一方、数理モデルやアルゴリズムが完成してもすぐにウェブサービスとして使ってもらえるわけではなく、実装をしなければなりません。既存の機能に影響を与えることなく、数理モデルやアルゴリズムによる新機能をサービス上に載せるには、データサイエンスとはまったく異なるエンジニアリングの技術が求められ、相応の時間がかかります。
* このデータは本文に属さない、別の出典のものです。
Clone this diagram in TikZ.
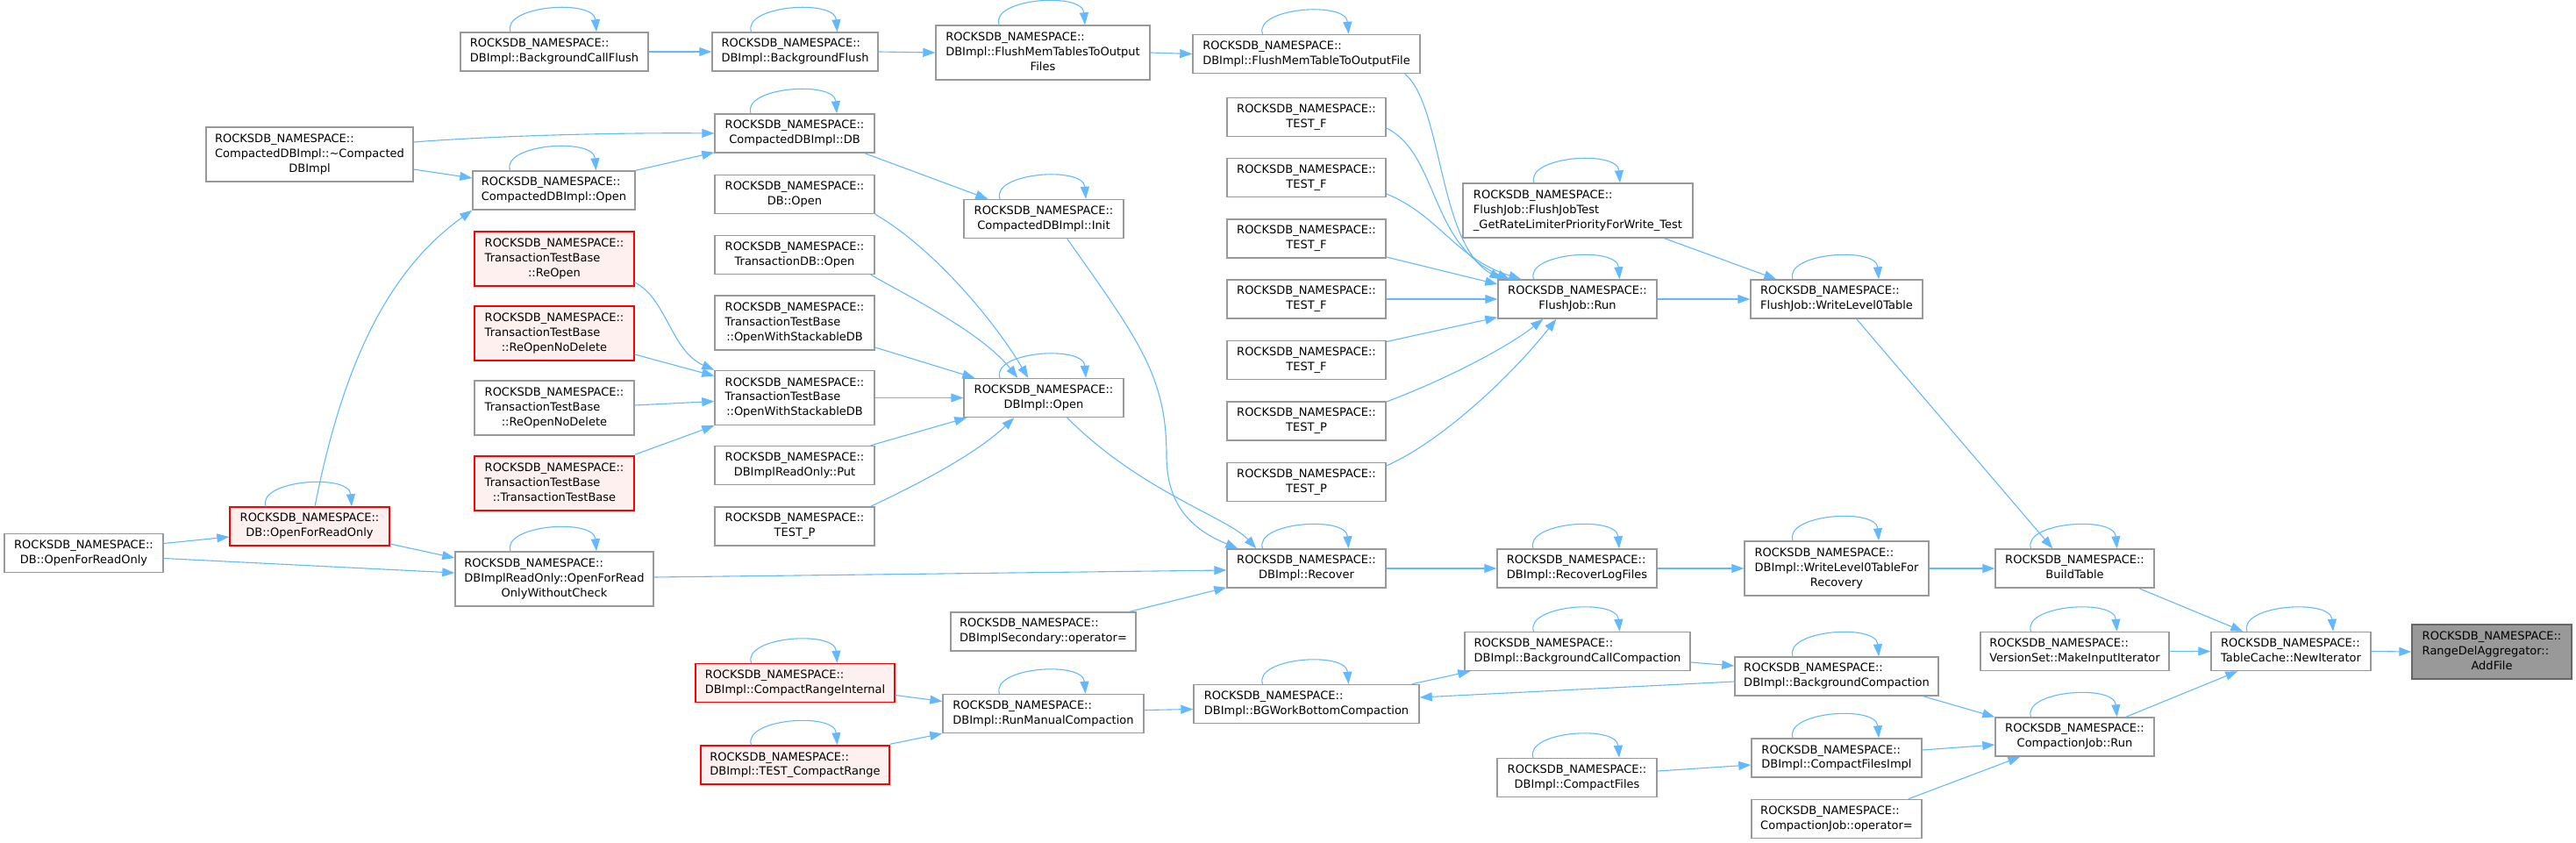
\documentclass[tikz,border=0pt]{standalone}
\usepackage{fontspec}
\setmainfont{DejaVu Sans}
\usetikzlibrary{arrows.meta,calc}
\definecolor{edgeblue}{HTML}{63B8FF}
\definecolor{boxgray}{HTML}{999999}
\definecolor{redfill}{HTML}{FFF0F0}
\definecolor{grayfill}{HTML}{999999}
\definecolor{grayborder}{HTML}{666666}
\newcommand{\RN}{ROCKSDB\_NAMESPACE::}
\newcommand{\twol}[1]{\begin{tabular}{@{}l@{}}\RN\\\multicolumn{1}{@{}c@{}}{#1}\end{tabular}}
\newcommand{\threel}[2]{\begin{tabular}{@{}l@{}}\RN\\#1\\\multicolumn{1}{@{}c@{}}{#2}\end{tabular}}
\newcommand{\selfloop}[1]{\draw[conn] ($(#1.north)+(-50,0)$) .. controls ($(#1.north)+(-60,-30)$) and ($(#1.north)+(45,-38)$) .. ($(#1.north)+(48,0)$);}
\tikzset{
  nbox/.style={draw=boxgray, line width=1.4pt, fill=white, inner xsep=3pt, inner ysep=2pt,
    minimum height=44pt, font=\fontsize{13}{16.7}\selectfont},
  tall/.style={minimum height=62pt},
  rbox/.style={nbox, draw=red, fill=redfill},
  gbox/.style={nbox, draw=grayborder, fill=grayfill},
  conn/.style={draw=edgeblue, line width=1.1pt, -{Triangle[length=14pt,width=10pt]}},
}
\begin{document}
\begin{tikzpicture}[x=1pt,y=-1pt]
\path[use as bounding box] (0,0) rectangle (2937,961);
% nodes
\node[nbox, minimum width=214] (bcf) at (632,59) {\twol{DBImpl::BackgroundCallFlush}};
\node[nbox, minimum width=189] (bf) at (906.5,59) {\twol{DBImpl::BackgroundFlush}};
\node[nbox, tall, minimum width=244] (fmtof) at (1189,60) {\threel{DBImpl::FlushMemTablesToOutput}{Files}};
\node[nbox, minimum width=259] (fmtf) at (1489.5,61.5) {\twol{DBImpl::FlushMemTableToOutputFile}};
\node[nbox, tall, minimum width=236] (dtor) at (353,176) {\threel{CompactedDBImpl::\textasciitilde Compacted}{DBImpl}};
\node[nbox, minimum width=182] (cdbdb) at (906,152) {\twol{CompactedDBImpl::DB}};
\node[nbox, minimum width=185] (cdbopen) at (631.5,217) {\twol{CompactedDBImpl::Open}};
\node[nbox, minimum width=182] (dbopen) at (906,221.5) {\twol{DB::Open}};
\node[nbox, minimum width=182] (cdbinit) at (1190,249.5) {\twol{CompactedDBImpl::Init}};
\node[rbox, tall, minimum width=182] (reopen) at (632,295) {\threel{TransactionTestBase}{::ReOpen}};
\node[rbox, tall, minimum width=182] (reopenA) at (632,380) {\threel{TransactionTestBase}{::ReOpenNoDelete}};
\node[nbox, tall, minimum width=182] (reopenB) at (632,465) {\threel{TransactionTestBase}{::ReOpenNoDelete}};
\node[rbox, tall, minimum width=182] (ttbctor) at (632,551) {\threel{TransactionTestBase}{::TransactionTestBase}};
\node[nbox, minimum width=182] (txdbopen) at (906,290.5) {\twol{TransactionDB::Open}};
\node[nbox, tall, minimum width=182] (owsA) at (906,368) {\threel{TransactionTestBase}{::OpenWithStackableDB}};
\node[nbox, tall, minimum width=182] (owsB) at (906,453.5) {\threel{TransactionTestBase}{::OpenWithStackableDB}};
\node[nbox, minimum width=182] (dbiopen) at (1190,453.5) {\twol{DBImpl::Open}};
\node[nbox, minimum width=182] (put) at (906,530.5) {\twol{DBImplReadOnly::Put}};
\node[nbox, minimum width=182] (testpL) at (906,600) {\twol{TEST\_P}};
\node[rbox, minimum width=182] (ofroR) at (353,600) {\twol{DB::OpenForReadOnly}};
\node[nbox, minimum width=181] (ofroL) at (95.5,630.5) {\twol{DB::OpenForReadOnly}};
\node[nbox, tall, minimum width=226] (ofrowc) at (632,660) {\threel{DBImplReadOnly::OpenForRead}{OnlyWithoutCheck}};
\node[nbox, minimum width=181] (tfA) at (1489.5,133.5) {\twol{TEST\_F}};
\node[nbox, minimum width=181] (tfB) at (1489.5,202.5) {\twol{TEST\_F}};
\node[nbox, minimum width=181] (tfC) at (1489.5,272) {\twol{TEST\_F}};
\node[nbox, minimum width=181] (tfD) at (1489.5,341) {\twol{TEST\_F}};
\node[nbox, minimum width=181] (tfE) at (1489.5,410.5) {\twol{TEST\_F}};
\node[nbox, minimum width=181] (tpA) at (1489.5,480) {\twol{TEST\_P}};
\node[nbox, minimum width=181] (tpB) at (1489.5,549.5) {\twol{TEST\_P}};
\node[nbox, minimum width=181] (recover) at (1489.5,648) {\twol{DBImpl::Recover}};
\node[nbox, minimum width=211] (dbsecop) at (1189.5,720) {\twol{DBImplSecondary::operator=}};
\node[rbox, minimum width=227] (cri) at (906.5,778.5) {\twol{DBImpl::CompactRangeInternal}};
\node[rbox, minimum width=215] (tcr) at (906.5,872) {\twol{DBImpl::TEST\_CompactRange}};
\node[nbox, minimum width=229] (rmc) at (1189.5,813.5) {\twol{DBImpl::RunManualCompaction}};
\node[nbox, minimum width=257] (bgwbc) at (1489.5,802.5) {\twol{DBImpl::BGWorkBottomCompaction}};
\node[nbox, tall, minimum width=262] (fjt) at (1799,240) {\threel{FlushJob::FlushJobTest}{\_GetRateLimiterPriorityForWrite\_Test}};
\node[nbox, minimum width=181] (fjrun) at (1798.5,341) {\twol{FlushJob::Run}};
\node[nbox, minimum width=196] (wl0) at (2094,341) {\twol{FlushJob::WriteLevel0Table}};
\node[nbox, minimum width=182] (rlf) at (1798,648) {\twol{DBImpl::RecoverLogFiles}};
\node[nbox, tall, minimum width=210] (wl0r) at (2094,648) {\threel{DBImpl::WriteLevel0TableFor}{Recovery}};
\node[nbox, minimum width=257] (bcc) at (1798.5,742.5) {\twol{DBImpl::BackgroundCallCompaction}};
\node[nbox, minimum width=232] (bc) at (2094,771) {\twol{DBImpl::BackgroundCompaction}};
\node[nbox, minimum width=182] (cf) at (1798,886.5) {\twol{DBImpl::CompactFiles}};
\node[nbox, minimum width=194] (cfi) at (2094,864) {\twol{DBImpl::CompactFilesImpl}};
\node[nbox, minimum width=194] (cjop) at (2094,933.5) {\twol{CompactionJob::operator=}};
\node[nbox, minimum width=181] (bt) at (2365.5,648) {\twol{BuildTable}};
\node[nbox, minimum width=215] (mii) at (2365.5,742.5) {\twol{VersionSet::MakeInputIterator}};
\node[nbox, minimum width=182] (tcni) at (2612,742.5) {\twol{TableCache::NewIterator}};
\node[gbox, tall, minimum width=182] (addfile) at (2841,743) {\threel{RangeDelAggregator::}{AddFile}};
\node[nbox, minimum width=181] (cjrun) at (2365.5,840) {\twol{CompactionJob::Run}};
% self loops
\foreach \n in {bcf,bf,fmtof,fmtf,cdbdb,cdbopen,cdbinit,dbiopen,ofroR,ofrowc,fjt,fjrun,wl0,recover,rlf,wl0r,bcc,bc,cf,cfi,bt,mii,tcni,cjrun,rmc,bgwbc,cri,tcr}{\selfloop{\n}}
% edges
\draw[conn] (bcf.east) -- (bf.west);
\draw[conn] (bf.east) -- (fmtof.west);
\draw[conn] (fmtof.east) -- (fmtf.west);
\draw[conn] ($(fmtf.south east)+(-18,0)$) .. controls (1645,120) and (1640,280) .. ($(fjrun.north west)+(5,0)$);
\draw[conn] ($(dtor.east)+(0,-14)$) .. controls (560,155) and (700,151) .. (cdbdb.west);
\draw[conn] ($(dtor.east)+(0,17)$) -- ($(cdbopen.west)+(0,-14)$);
\draw[conn] (cdbopen.north east) -- ($(cdbdb.south west)+(0,-1)$);
\draw[conn] ($(cdbdb.south east)+(-12,0)$) -- ($(cdbinit.north west)+(28,0)$);
\draw[conn] ($(cdbinit.south east)+(-65,0)$) .. controls (1300,390) and (1330,430) .. (1330,520) .. controls (1330,585) and (1370,608) .. ($(recover.north west)+(13,0)$);
\draw[conn] (dbopen.south east) .. controls (1060,280) and (1130,360) .. ($(dbiopen.north west)+(74,0)$);
\draw[conn] ($(txdbopen.south east)+(-5,0)$) .. controls (1040,340) and (1120,380) .. ($(dbiopen.north west)+(62,0)$);
\draw[conn] ($(owsA.east)+(0,28)$) -- ($(dbiopen.north west)+(13,0)$);
\draw[conn] (owsB.east) -- (dbiopen.west);
\draw[conn] ($(put.north east)+(-5,0)$) -- ($(dbiopen.south west)+(4,0)$);
\draw[conn] ($(testpL.north east)+(-5,0)$) .. controls (1040,555) and (1110,520) .. ($(dbiopen.south west)+(58,0)$);
\draw[conn] ($(reopen.east)+(0,27)$) .. controls (760,340) and (765,400) .. (owsB.north west);
\draw[conn] ($(reopenA.east)+(0,24)$) -- ($(owsB.west)+(0,-25)$);
\draw[conn] ($(reopenB.east)+(0,-3)$) -- ($(owsB.west)+(0,4)$);
\draw[conn] ($(ttbctor.north east)+(0,-1)$) -- (owsB.south west);
\draw[conn] ($(ofroR.north)+(6,0)$) .. controls (390,420) and (440,310) .. (cdbopen.south west);
\draw[conn] ($(ofroR.east)+(0,20)$) -- ($(ofrowc.west)+(0,-24)$);
\draw[conn] ($(ofroL.east)+(0,-11)$) -- ($(ofroR.west)+(0,12)$);
\draw[conn] ($(ofroL.east)+(0,6)$) -- ($(ofrowc.west)+(0,-7)$);
\draw[conn] ($(ofrowc.east)+(0,-2)$) -- ($(recover.west)+(0,2)$);
\draw[conn] ($(dbsecop.north east)+(-8,0)$) -- ($(recover.south west)+(0,-1)$);
\draw[conn] ($(dbiopen.south east)+(-65,0)$) .. controls (1300,560) and (1400,590) .. ($(recover.north west)+(34,0)$);
\draw[conn] ($(tfA.east)+(0,12.5)$) .. controls (1640,175) and (1630,280) .. ($(fjrun.north west)+(14,0)$);
\draw[conn] ($(tfB.east)+(0,18.5)$) .. controls (1640,245) and (1660,295) .. ($(fjrun.north west)+(27,0)$);
\draw[conn] ($(tfC.east)+(0,21)$) -- ($(fjrun.west)+(0,-17)$);
\draw[conn] (tfD.east) -- (fjrun.west);
\draw[conn] ($(tfE.east)+(0,-21)$) -- ($(fjrun.south west)+(0,-2)$);
\draw[conn] ($(tpA.east)+(0,-22)$) .. controls (1650,432) and (1720,395) .. ($(fjrun.south west)+(52,0)$);
\draw[conn] ($(tpB.east)+(0,-18.5)$) .. controls (1650,500) and (1730,420) .. ($(fjrun.south west)+(67,0)$);
\draw[conn] ($(fjt.south east)+(-33,0)$) -- ($(wl0.north west)+(30,0)$);
\draw[conn] (fjrun.east) -- (wl0.west);
\draw[conn] ($(wl0.south east)+(-76,0)$) -- ($(bt.north west)+(66,0)$);
\draw[conn] (recover.east) -- (rlf.west);
\draw[conn] (rlf.east) -- (wl0r.west);
\draw[conn] (wl0r.east) -- (bt.west);
\draw[conn] ($(bt.south east)+(-18,0)$) -- ($(tcni.north west)+(37,0)$);
\draw[conn] (mii.east) -- (tcni.west);
\draw[conn] (tcni.east) -- (addfile.west);
\draw[conn] ($(cjrun.north east)+(-33,0)$) -- ($(tcni.south west)+(31,0)$);
\draw[conn] ($(bc.south east)+(-18,0)$) -- (cjrun.north west);
\draw[conn] ($(cfi.east)+(0,-9)$) -- ($(cjrun.west)+(0,9)$);
\draw[conn] ($(cjop.north east)+(-16,0)$) -- ($(cjrun.south west)+(29,0)$);
\draw[conn] ($(cf.east)+(0,-7.5)$) -- ($(cfi.west)+(0,8)$);
\draw[conn] ($(bgwbc.north east)+(-9,0)$) -- ($(bcc.south west)+(7,0)$);
\draw[conn] ($(bcc.east)+(0,12.5)$) -- ($(bc.west)+(0,-12)$);
\draw[conn] ($(bc.west)+(0,6)$) -- ($(bgwbc.east)+(0,-7.5)$);
\draw[conn] ($(rmc.east)+(0,-4)$) -- ($(bgwbc.west)+(0,6)$);
\draw[conn] ($(cri.east)+(0,14)$) -- ($(rmc.west)+(0,-14)$);
\draw[conn] ($(tcr.north east)+(0,-1)$) -- (rmc.south west);
\end{tikzpicture}
\end{document}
ここで新機能の提供を素早く開始するのにColaboratoryでMVPを作ることが考えられます。前述の例に倣うと、広告主がブラウザへの入力だけで番組の組み合わせを得られるサービスが完成品だとすると、広告主がメールやSlackで要望を送信すると担当者から番組の組み合わせが返ってくるサービスがMVPとして考えられます。Colaboratoryごとプログラムを渡し、簡単な操作マニュアルをつければ、プログラミング経験がない担当者でもプログラムを実行してサービスを提供できます。データサイエンティストは開発に使ったColaboratoryを特別に書き換える必要がありません。

ちなみに、MVPを提供する際に最終的に自動化したい処理を人間が済ますことを「オズの魔法使い」と言います。

気をつけるべき点とおわりに

ただし、Colaboratoryはプログラミングを知らない人が動かすことを想定したものではなく、書かれたプログラムが書き換えられないように保護することもできません。操作ミスなどでプログラムが動かなくなってしまう危険性があります。また、Colaboratoryを動かすだけでサービス提供できるとはいえ、広告主の依頼を受領してからアウトプットを送信するまでのオペレーションコストがかかっているので、速やかに正式なウェブサービスへ移行することが期待されます。

最後に個人的な実感に基づく話なのですが、データサイエンティストはプロダクトをガリガリ開発するようなエンジニアでもなければ、営業をはじめとするビジネス職でもなく、ともすれば組織で中途半端な立ち位置に陥ってバリューを発揮できなくなる不安定な存在だと思います。両者のギャップを乗り越えてデータを活用しビジネスに貢献するには、組織編成からコミュニケーションスキルにいたるまでさまざまな観点からの方法がありますが、本日のお話もその一助になれば幸いです。